- [Set task] Take the lines of the data below from the very first through the line containing "const lastDay = new" and output them exactly, pictures excluded.

------ Supplied material ------

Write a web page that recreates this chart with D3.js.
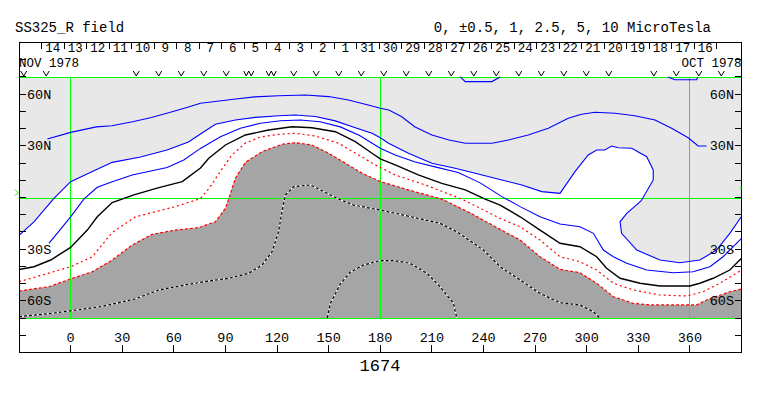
<!DOCTYPE html>
<html>
<head>
<meta charset="utf-8">
<script src="https://cdn.jsdelivr.net/npm/d3@7"></script>
<style>
  body { margin: 0; background: #fff; }
  svg text { font-family: "Liberation Mono", monospace; fill: #000; }
</style>
</head>
<body>
<svg id="chart" width="763" height="396"></svg>
<script>
// carrington rotation 1674, source surface field
const rotation = '1674';
const titleLeft = 'SS325_R field';
const titleRight = '0, \u00b10.5, 1, 2.5, 5, 10 MicroTesla';

const lonTicks = [0, 30, 60, 90, 120, 150, 180, 210, 240, 270, 300, 330, 360];
const latTicks = d3.range(-80, 81, 10);
const latLabelValues = [60, 30, -30, -60];
const latLabelText = ['60N', '30N', '30S', '60S'];
const gridLons = [0, 180, 360];
const gridLats = [70, 0, -70];

// rotation timing
const rotStart = Date.UTC(1978, 9, 17, 4, 30);
const rotDays = 27.52;
const firstDay = new Date(Date.UTC(1978, 9, 16));
const lastDay = new Date(Date.UTC(1978, 10, 15));

// observation days (W = two observations)
const obsDates = ['1978-10-15', '1978-10-16', '1978-10-17', '1978-10-18', '1978-10-20',
  '1978-10-21', '1978-10-22', '1978-10-23', '1978-10-24', '1978-10-25', '1978-10-26',
  '1978-10-27', '1978-10-28', '1978-10-29', '1978-10-30', '1978-10-31', '1978-11-01',
  '1978-11-02', '1978-11-03', '1978-11-04', '1978-11-05', '1978-11-06', '1978-11-07',
  '1978-11-08', '1978-11-09', '1978-11-10', '1978-11-14', '1978-11-15'];
const obsDouble = ['1978-11-04', '1978-11-05'];

// sub-earth latitude markers at each end
const b0Left = 2.8;
const b0Right = 5.6;

// contours as [longitude, latitude]
const pos4a = [[226.5, 70], [229.4, 67.3], [244.9, 67.3], [249.7, 70]];
const pos4b = [[347.2, 70], [351.3, 68.4], [363.9, 68.4], [364.6, 70]];

const pos3 = [[-13.5, 34], [0, 37.8], [15, 41], [24, 41.7], [36, 44], [47, 46.4], [59, 49.8],
  [69, 52.7], [75.5, 54.7], [84, 55.7], [96, 57.2], [107, 58.4], [121, 59.1], [136.5, 59.5],
  [150, 58.6], [161.5, 56.6], [173, 53.7], [180, 51.8], [185, 50.8], [192.5, 46.9],
  [200, 41.1], [210, 36.3], [220, 33.4], [229.5, 31.5], [245, 31.5], [254.5, 33.4],
  [266, 36.3], [277.7, 40.2], [289.3, 46], [297, 48.3], [305, 49.5], [316.5, 48.9],
  [328, 47.5], [339.7, 45], [349.4, 40.2], [359, 34.7], [364.8, 29.9], [369.7, 29.9]];

const pos2 = [[-30, -22], [-21.3, -14.1], [-9.7, -0.5], [0, 9.2], [14.5, 16], [24.2, 20.4],
  [40.6, 23.5], [56, 27.6], [68.5, 32.2], [75.5, 36.9], [84.2, 42.5], [95.8, 45],
  [107.4, 46.5], [121, 47.5], [130.6, 47.9], [142.3, 47], [153.9, 44.5], [165.5, 40.5],
  [175.2, 37.3], [180, 34.7], [184.8, 31.5], [196.4, 25.7], [210, 19.9], [223.5, 17],
  [235.2, 14.1], [250.7, 10.2], [262.3, 7.3], [273.9, 3.4], [284.5, 2.4], [293.2, 15],
  [300.9, 24.7], [305.8, 27.6], [310.6, 27.6], [314.5, 29.9], [318.4, 28.9], [326.2, 28.6],
  [334.9, 23.7], [338.7, 16], [338.7, 10.2], [331.6, -2], [323.3, -9.2], [319.4, -14.1],
  [320.3, -20.8], [329.1, -30.5], [342.6, -36.3], [354.2, -37.9], [365.8, -36.3],
  [375.5, -30.5], [383.2, -20.8], [390, -11]];

const pos1 = [[-12.6, -26.6], [0, -11.2], [7.7, -0.9], [15.5, 5.9], [24.2, 9.2], [35.8, 13.1],
  [56.1, 17.4], [65.8, 21.8], [75.5, 28.5], [87.1, 35.3], [98.7, 40.2], [110.3, 43.1],
  [122, 44.6], [133.6, 45], [145, 44], [156.8, 41], [168, 36], [180, 28.6], [188.7, 24.7],
  [200.3, 20.6], [211.9, 17.8], [225.3, 14.5], [238.1, 8.5], [250.7, 0.5], [261.3, -5.3],
  [272.9, -11.2], [284.5, -15.4], [296.1, -17], [303.9, -20.8], [309.7, -30.5],
  [315.5, -34.4], [323.3, -38.2], [334.9, -42.1], [350.3, -43.7], [361.9, -43.1],
  [371.6, -40.2], [379.3, -34.4], [390, -23.7]];

const neutral = [[-30, -41.8], [-21.3, -40.2], [-11.6, -36.3], [0, -29], [9.7, -18.9],
  [15.5, -11.2], [24.2, -2.9], [36.8, 1.5], [51.3, 5.7], [64.9, 9.2], [75.5, 17.1],
  [80.3, 22.8], [90, 30.5], [101.6, 36.3], [115.1, 39.2], [128.7, 41.1], [140.3, 40.5],
  [153.9, 38.2], [165.5, 32.4], [175.2, 25.7], [180, 22.4], [188.7, 18.9], [202.1, 13.1],
  [215.8, 8.2], [229.4, 4.4], [241, -0.9], [249.7, -4.4], [261.3, -11.2], [272.9, -18.9],
  [284.5, -26.6], [296.1, -28.6], [305.8, -34.4], [311.6, -41.1], [319.4, -46.9],
  [331, -49.8], [342.6, -51.4], [360, -51.4], [365.8, -49.8], [373.5, -46.9],
  [383.2, -42.1], [390, -35.3]];

const neg1 = [[-30, -48.9], [-16.4, -45], [0, -40.2], [12.6, -34.4], [24.2, -20.3],
  [37.7, -11.2], [49.4, -8.2], [61, -5.3], [75.5, -0.6], [81, 6], [86.8, 14.8], [93.8, 24.7],
  [101.6, 31.6], [110.3, 35.1], [121, 36.7], [130.6, 37.3], [142.3, 35.7], [155.8, 31.5],
  [167.4, 24.7], [177.1, 18.9], [188.7, 13.1], [206.1, 7.3], [227.4, -0.9], [249.7, -12.1],
  [261.3, -17], [272.9, -24.7], [284.5, -34.4], [296.1, -37.3], [305.8, -42.1],
  [315.5, -49.8], [327.1, -53.7], [342.6, -56.6], [358.1, -57.2], [367.7, -54.7],
  [377.4, -49.8], [390, -42.1]];

const neg2 = [[-30, -54.3], [-12.6, -51.8], [0, -47.3], [12.6, -43.1], [24.2, -36.3],
  [35.8, -27.6], [47.4, -21.4], [61, -18.9], [74.3, -17.5], [84.2, -14.1], [90, -6.3],
  [91.9, -0.9], [95.8, 11.2], [101.6, 20.4], [111.3, 26.6], [122.9, 30.9], [130.6, 31.8],
  [140.3, 30.5], [150, 25.7], [159.7, 19.9], [169.4, 14.1], [180, 9.3], [196.4, 4.4],
  [215.8, -0.9], [232.3, -9], [249.7, -18.5], [261.3, -24.7], [272.9, -34.4],
  [284.5, -41.7], [296.1, -43.7], [305.8, -49.8], [315.5, -57.6], [327.1, -61.5],
  [336.8, -62.4], [363.9, -62.4], [369.7, -59.5], [383.2, -54.7], [390, -53.2]];

const neg3 = [[-30, -69.2], [-11.6, -67.3], [0, -65.8], [17.4, -63.4], [36.8, -59.1],
  [51.3, -53.7], [68.7, -50.4], [80.3, -48.5], [91.9, -46.9], [103.5, -44], [111.3, -39.2],
  [117.1, -31.5], [120.9, -19.9], [122.5, -10.2], [124.8, 1.5], [129.7, 6.3], [139.4, 7.3],
  [154.9, -0.5], [164.5, -4.4], [180, -7.3], [193.5, -10.2], [214.8, -15], [224.5, -19.9],
  [240, -30.5], [249.7, -40.2], [261.3, -47.9], [272.9, -55.7], [284.5, -61.1],
  [296.1, -62.4], [303.9, -66.3], [307.7, -70]];

const neg4 = [[149.2, -70], [151, -61.5], [156.8, -50.2], [162.6, -43.3], [170.3, -39.2],
  [180, -36.6], [187.7, -36.6], [197.4, -38.2], [207.1, -44], [214.8, -51.8],
  [222.6, -61.5], [224.5, -70]];

const svg = d3.select('#chart');

const x = d3.scaleLinear().domain([-30, 390]).range([19, 741.5]);
const y = d3.scaleLinear().domain([-90, 90]).range([352.5, 42.5]);
const t = d3.scaleUtc().domain([rotStart, rotStart + rotDays * 864e5]).range([360, 0]);
const line = d3.line().x(d => x(d[0])).y(d => y(d[1]));
const col = v => Math.floor(v) + 0.5;
const row = v => Math.floor(v + 0.5) + 0.5;

// fills
const plot = svg.append('g');
plot.append('rect')
  .attr('x', x(-30))
  .attr('y', y(70))
  .attr('width', x(390) - x(-30))
  .attr('height', y(-70) - y(70))
  .attr('fill', '#e8e8e8');
plot.append('path')
  .attr('d', line(pos2.concat(neg2.slice().reverse())) + 'Z')
  .attr('fill', '#fff');
plot.append('path')
  .attr('d', line(neg2.concat([[390, -70], [-30, -70]])) + 'Z')
  .attr('fill', '#a5a5a5');

// green grid
const grid = svg.append('g')
  .attr('stroke', '#00ff00')
  .attr('stroke-width', 1);
grid.selectAll('.vg')
  .data(gridLons)
  .enter()
  .append('line')
  .attr('class', 'vg')
  .attr('x1', d => col(x(d)))
  .attr('x2', d => col(x(d)))
  .attr('y1', y(70))
  .attr('y2', y(-70));
grid.selectAll('.hg')
  .data(gridLats)
  .enter()
  .append('line')
  .attr('class', 'hg')
  .attr('x1', x(-30))
  .attr('x2', x(390))
  .attr('y1', d => row(y(d)))
  .attr('y2', d => row(y(d)));

// contours
const contours = svg.append('g')
  .attr('fill', 'none');

[pos3, pos2, pos1, pos4a, pos4b].forEach((c) => {
  contours.append('path')
    .attr('d', line(c))
    .attr('stroke', '#0000ff')
    .attr('stroke-width', 1.1);
});

contours.append('path')
  .attr('d', line(neutral))
  .attr('stroke', '#000')
  .attr('stroke-width', 1.4);

contours.append('path')
  .attr('d', line(neg1))
  .attr('stroke', '#ff0000')
  .attr('stroke-width', 1.2)
  .attr('stroke-dasharray', '2,3');

contours.append('path')
  .attr('d', line(neg2))
  .attr('stroke', '#ff0000')
  .attr('stroke-width', 1.2)
  .attr('stroke-dasharray', '3,2');

[neg3, neg4].forEach((c) => {
  contours.append('path')
    .attr('d', line(c))
    .attr('stroke', '#fff')
    .attr('stroke-width', 1.2);
  contours.append('path')
    .attr('d', line(c))
    .attr('stroke', '#000')
    .attr('stroke-width', 1.2)
    .attr('stroke-dasharray', '3,2');
});

// frame
svg.append('rect')
  .attr('x', x(-30))
  .attr('y', y(90))
  .attr('width', x(390) - x(-30))
  .attr('height', y(-90) - y(90))
  .attr('fill', 'none')
  .attr('stroke', '#000')
  .attr('shape-rendering', 'crispEdges');

// latitude ticks and labels
const axes = svg.append('g')
  .attr('stroke', '#000')
  .attr('shape-rendering', 'crispEdges');
axes.selectAll('.lt')
  .data(latTicks)
  .enter()
  .append('line')
  .attr('class', 'lt')
  .attr('x1', x(-30))
  .attr('x2', x(-30) + 7)
  .attr('y1', d => y(d))
  .attr('y2', d => y(d));
axes.selectAll('.rt')
  .data(latTicks)
  .enter()
  .append('line')
  .attr('class', 'rt')
  .attr('x1', x(390) - 7)
  .attr('x2', x(390))
  .attr('y1', d => y(d))
  .attr('y2', d => y(d));

svg.selectAll('.ll')
  .data(latLabelValues)
  .enter()
  .append('text')
  .attr('class', 'll')
  .attr('x', x(-30) + 8)
  .attr('y', d => y(d) + 4.5)
  .style('font-size', '13.5px')
  .text((d, i) => latLabelText[i]);
svg.selectAll('.rl')
  .data(latLabelValues)
  .enter()
  .append('text')
  .attr('class', 'rl')
  .attr('x', x(390) - 7.5)
  .attr('y', d => y(d) + 4.5)
  .style('font-size', '13.5px')
  .style('text-anchor', 'end')
  .text((d, i) => latLabelText[i]);

// sub-earth latitude marks
svg.append('path')
  .attr('d', `M${x(-30) - 4},${y(b0Left) - 3}L${x(-30) - 1},${y(b0Left)}L${x(-30) - 4},${y(b0Left) + 3}`)
  .attr('fill', 'none')
  .attr('stroke', '#00ff00');
svg.append('line')
  .attr('x1', x(390) - 2)
  .attr('x2', x(390) + 1)
  .attr('y1', y(b0Right))
  .attr('y2', y(b0Right))
  .attr('stroke', '#00ff00');

// longitude ticks and labels
axes.selectAll('.bt')
  .data(lonTicks)
  .enter()
  .append('line')
  .attr('class', 'bt')
  .attr('x1', d => x(d))
  .attr('x2', d => x(d))
  .attr('y1', y(-90) - 8)
  .attr('y2', y(-90));
svg.selectAll('.bl')
  .data(lonTicks)
  .enter()
  .append('text')
  .attr('class', 'bl')
  .attr('x', d => x(d))
  .attr('y', 341.5)
  .style('font-size', '13.5px')
  .style('text-anchor', 'middle')
  .text(d => d);

// day ticks along the top
const days = d3.utcDay.range(firstDay, d3.utcDay.offset(lastDay, 1));
axes.selectAll('.dt')
  .data(days)
  .enter()
  .append('line')
  .attr('class', 'dt')
  .attr('x1', d => x(t(d)))
  .attr('x2', d => x(t(d)))
  .attr('y1', y(90))
  .attr('y2', y(90) + 6);
svg.selectAll('.dl')
  .data(days.slice(0, -1))
  .enter()
  .append('text')
  .attr('class', 'dl')
  .attr('x', d => x(t(d3.utcHour.offset(d, 12))))
  .attr('y', 52)
  .style('font-size', '12.5px')
  .style('text-anchor', 'middle')
  .text(d3.utcFormat('%-d'));

svg.append('text')
  .attr('x', x(-30))
  .attr('y', 66.5)
  .style('font-size', '12.5px')
  .text(d3.utcFormat('%b %Y')(lastDay).toUpperCase());
svg.append('text')
  .attr('x', x(390))
  .attr('y', 66.5)
  .style('font-size', '12.5px')
  .style('text-anchor', 'end')
  .text(d3.utcFormat('%b %Y')(firstDay).toUpperCase());

// observation marks
const parseDay = d3.utcParse('%Y-%m-%d');
svg.append('g')
  .attr('fill', 'none')
  .attr('stroke', '#000')
  .selectAll('path')
  .data(obsDates)
  .enter()
  .append('path')
  .attr('d', (d) => {
    const ox = x(t(d3.utcHour.offset(parseDay(d), 19)));
    if (obsDouble.includes(d)) {
      return `M${ox - 5},71L${ox - 2.5},76L${ox},71L${ox + 2.5},76L${ox + 5},71`;
    }
    return `M${ox - 3},71L${ox},76L${ox + 3},71`;
  });

// titles
svg.append('text')
  .attr('x', 15)
  .attr('y', 31.5)
  .style('font-size', '14px')
  .text(titleLeft);
svg.append('text')
  .attr('x', 711)
  .attr('y', 31.5)
  .style('font-size', '14px')
  .style('text-anchor', 'end')
  .text(titleRight);
svg.append('text')
  .attr('x', 380)
  .attr('y', 371)
  .style('font-size', '17px')
  .style('text-anchor', 'middle')
  .text(rotation);
</script>
</body>
</html>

------

- [Written solution]
Write a web page that recreates this chart with D3.js.
<!DOCTYPE html>
<html>
<head>
<meta charset="utf-8">
<script src="https://cdn.jsdelivr.net/npm/d3@7"></script>
<style>
  body { margin: 0; background: #fff; }
  svg text { font-family: "Liberation Mono", monospace; fill: #000; }
</style>
</head>
<body>
<svg id="chart" width="763" height="396"></svg>
<script>
// carrington rotation 1674, source surface field
const rotation = '1674';
const titleLeft = 'SS325_R field';
const titleRight = '0, \u00b10.5, 1, 2.5, 5, 10 MicroTesla';

const lonTicks = [0, 30, 60, 90, 120, 150, 180, 210, 240, 270, 300, 330, 360];
const latTicks = d3.range(-80, 81, 10);
const latLabelValues = [60, 30, -30, -60];
const latLabelText = ['60N', '30N', '30S', '60S'];
const gridLons = [0, 180, 360];
const gridLats = [70, 0, -70];

// rotation timing
const rotStart = Date.UTC(1978, 9, 17, 4, 30);
const rotDays = 27.52;
const firstDay = new Date(Date.UTC(1978, 9, 16));
const lastDay = new Date(Date.UTC(1978, 10, 15));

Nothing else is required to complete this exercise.